Kemp’s ridleys are one of the most endangered sea turtles in the world.  As part of their natural life cycle they drift north as hatchlings from their natal sites in the Gulf of Mexico, catching a ride on sargasso mats in the Gulf Stream.  Around age two or three, they leave the Gulf Stream and transition to a benthic habitat by swimming west to the coast.  Those that hit the U.S. north of Massachusetts have to contend with the giant arm of Cape Cod as they begin to migrate south with dropping water temperatures.  Each fall juveniles get trapped in Cape Cod Bay by cold waters, become cold-stunned and are eventually driven ashore like flotsam and jetsam in stormy conditions. 

Cold-Stunned Kemp’s Ridley Shows Signs of Life

If we can rescue them from beaches before hypothermia finishes them off, these critcally endangered turtles can be rehabilitated and returned to the wild to restore diminished populations. At each high tide in the very worst of weather conditions, rescuers scour beaches facing the prevailing winds in search of stranded turtles.

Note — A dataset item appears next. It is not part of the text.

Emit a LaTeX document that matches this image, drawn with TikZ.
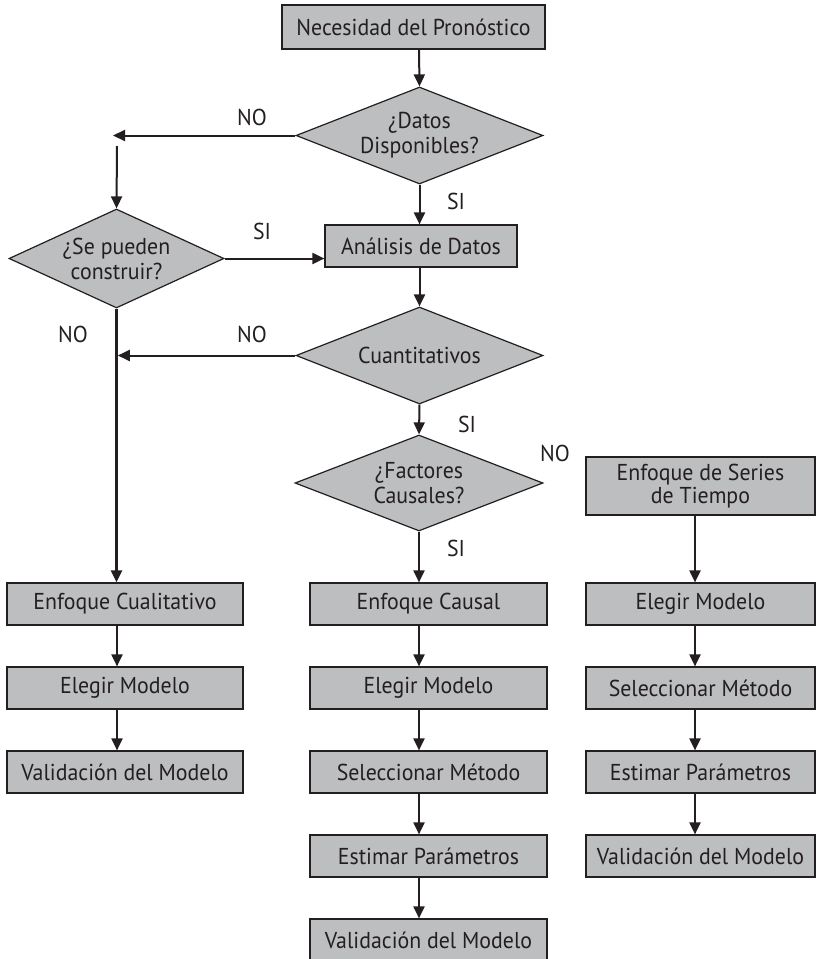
\documentclass[tikz,border=0pt]{standalone}
\usepackage{fontspec}
\setmainfont{PT Sans}[FakeStretch=0.95]
\usetikzlibrary{shapes.geometric,arrows.meta}
\definecolor{boxfill}{HTML}{BDBEC0}
\definecolor{ink}{HTML}{231F20}
\begin{document}
\begin{tikzpicture}[x=1pt,y=-1pt,
  every node/.style={text=ink, font=\fontsize{23}{25}\selectfont},
  box/.style={draw=ink, fill=boxfill, line width=1.2pt, minimum height=42pt, inner sep=0pt, align=center},
  dia/.style={draw=ink, fill=boxfill, line width=1.2pt, diamond, inner sep=0pt},
  arr/.style={draw=ink, line width=2pt, -{Triangle[length=12pt,width=11pt]}},
  lbl/.style={inner sep=0pt, align=center}
]
\useasboundingbox (0,0) rectangle (816,959);

% top column
\node[box, minimum width=263pt, minimum height=44pt] (nec) at (413.5,27) {Necesidad del Pronóstico};
\node[dia, minimum width=247pt, minimum height=97pt,
      label={[lbl]center:{¿Datos\\Disponibles?}}] (datos) at (419.5,135.5) {};
\node[dia, minimum width=215pt, minimum height=99pt,
      label={[lbl]center:{¿Se pueden\\construir?}}] (sep) at (116.5,258.5) {};
\node[box, minimum width=192pt] (anal) at (421,246) {Análisis de Datos};
\node[dia, minimum width=247pt, minimum height=97pt,
      label={[lbl]center:{Cuantitativos}}] (cuant) at (419.5,355.5) {};
\node[dia, minimum width=248pt, minimum height=96pt,
      label={[lbl]center:{¿Factores\\Causales?}}] (fact) at (419,483) {};
\node[box, minimum width=229pt, minimum height=58pt,
      font=\fontsize{23}{23}\selectfont] (series) at (700.5,486) {Enfoque de Series\\de Tiempo};

% column 1
\node[box, minimum width=236pt] (a1) at (125,604) {Enfoque Cualitativo};
\node[box, minimum width=236pt] (a2) at (125,688) {Elegir Modelo};
\node[box, minimum width=236pt] (a3) at (125,772) {Validación del Modelo};
% column 2
\node[box, minimum width=237pt] (b1) at (428.5,604) {Enfoque Causal};
\node[box, minimum width=237pt] (b2) at (428.5,688) {Elegir Modelo};
\node[box, minimum width=237pt] (b3) at (428.5,772) {Seleccionar Método};
\node[box, minimum width=237pt] (b4) at (428.5,856) {Estimar Parámetros};
\node[box, minimum width=237pt] (b5) at (428.5,940) {Validación del Modelo};
% column 3
\node[box, minimum width=229pt] (c1) at (700.5,604) {Elegir Modelo};
\node[box, minimum width=229pt] (c2) at (700.5,688) {Seleccionar Método};
\node[box, minimum width=229pt] (c3) at (700.5,772) {Estimar Parámetros};
\node[box, minimum width=229pt] (c4) at (700.5,856) {Validación del Modelo};

% arrow columns
\coordinate (xa) at (117,0);
\coordinate (xb) at (419,0);
\coordinate (xc) at (695,0);
\coordinate (noend) at (113,135.5);
\coordinate (nostart) at (117,146);

% labels
\node[lbl] (l1) at (252,117) {NO};
\node[lbl] (l2) at (456,201) {SI};
\node[lbl] (l3) at (262,231) {SI};
\node[lbl] (l4) at (73,334) {NO};
\node[lbl] (l5) at (252,334) {NO};
\node[lbl] (l6) at (467,424) {SI};
\node[lbl] (l7) at (555,453) {NO};
\node[lbl] (l8) at (456,548) {SI};

% connectors
\draw[arr] (nec.south -| xb) -- (datos.north);
\draw[arr] (datos.west) -- (noend);
\draw[arr] (nostart) -- (sep.north);
\draw[arr] (datos.south) -- (anal.north -| datos.south);
\draw[arr] (sep.east) -- (sep.east -| anal.west);
\draw[arr] (anal.south -| cuant.north) -- (cuant.north);
\draw[arr, line width=2.6pt] (sep.south) -- (a1.north -| sep.south);
\draw[arr] (cuant.west) -- ([xshift=1.3pt]cuant.west -| sep.south);
\draw[arr] (cuant.south) -- (fact.north);
\draw[arr] (fact.south) -- (b1.north -| fact.south);
\draw[arr] (series.south -| xc) -- (c1.north -| xc);

\draw[arr] (a1.south -| xa) -- (a2.north -| xa);
\draw[arr] (a2.south -| xa) -- (a3.north -| xa);

\draw[arr] (b1.south -| xb) -- (b2.north -| xb);
\draw[arr] (b2.south -| xb) -- (b3.north -| xb);
\draw[arr] (b3.south -| xb) -- (b4.north -| xb);
\draw[arr] (b4.south -| xb) -- (b5.north -| xb);

\draw[arr] (c1.south -| xc) -- (c2.north -| xc);
\draw[arr] (c2.south -| xc) -- (c3.north -| xc);
\draw[arr] (c3.south -| xc) -- (c4.north -| xc);
\end{tikzpicture}
\end{document}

Juvenile Kemp’s Ridley Sea Turtle En Route to Rehabilitation

For this lucky Kemp’s ridley, Sue and Rufus were at the right spot at the right time, just as it hit the shore.  So, this turtle’s chances for survival are very good.  And in the case of critcally endangered species like the Kemp’s ridley, saving one juvenile at a time really means saving their whole world.

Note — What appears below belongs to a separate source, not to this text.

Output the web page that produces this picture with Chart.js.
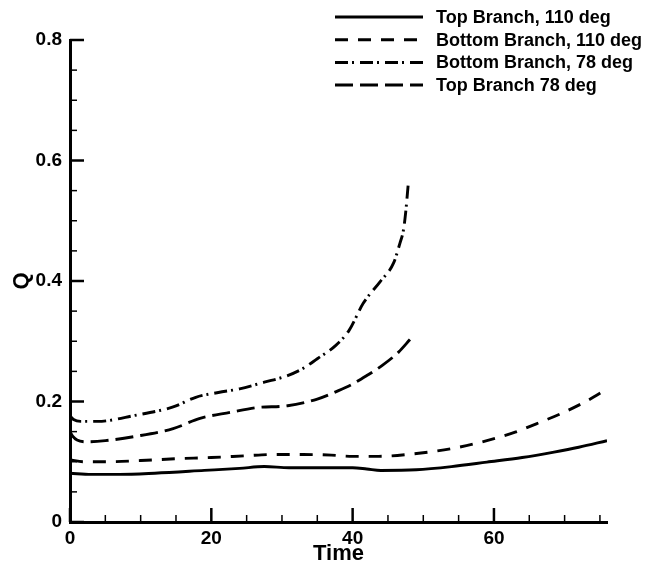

Loggerhead Sea Turtle Rescued in Truro

Monday, November 26th, 2012

Rufus Guards Rescued Loggerhead Sea Turtle

Frigid conditions and a brisk westerly wind signaled a perfect morning for sea turtle patrol on Outer Cape Cod.  With a west breeze, Sue Wieber Nourse and Rufus the Turtle Dog headed for the long, westerly facing Cape Cod Bay beaches of Truro to check for cold-stunned sea turtles.  Half a mile south of Ryder Beach landing, they rescued a large, 60-pound loggerhead stranded in conditions unfit and unsafe for any self-respecting, semi-tropical sea turtle.

60-Pound Loggerhead Sea Turtle Cold-Stunned in Truro Surf

Wind and surf tossed the turtle upside down, pinning it in a dangerous and life-threatening position.  Its head was submerged, taking on water and sand as each breaker crashed.  Undaunted by brutal conditions, Sue and Rufus charged into the icy water and pulled 60 pounds of slippery, “dead” weight to the shore and safety.

Rescued Loggerhead Sea Turtle @ Ryder Beach in Truro

Once on land, the loggerhead exhibited signs of life.  Sue examined the sea turtle, documenting a lively community of epibiota clinging to its massive carapace.  She assessed this loggerhead in relatively good condition, considering the trying circumstances.  In accordance with rescue protocol for cold-stunned sea turtles, Turtle Journal notified Mass Audubon’s Wellfleet Bay Wildlife Sanctuary at 508-349-2615 and Bob Prescott, the director, drove to Truro to meet up with Sue and Rufus and to retrieve the hefty loggerhead.  The turtle is now destined for the New England Aquarium for treatment and rehabilitation.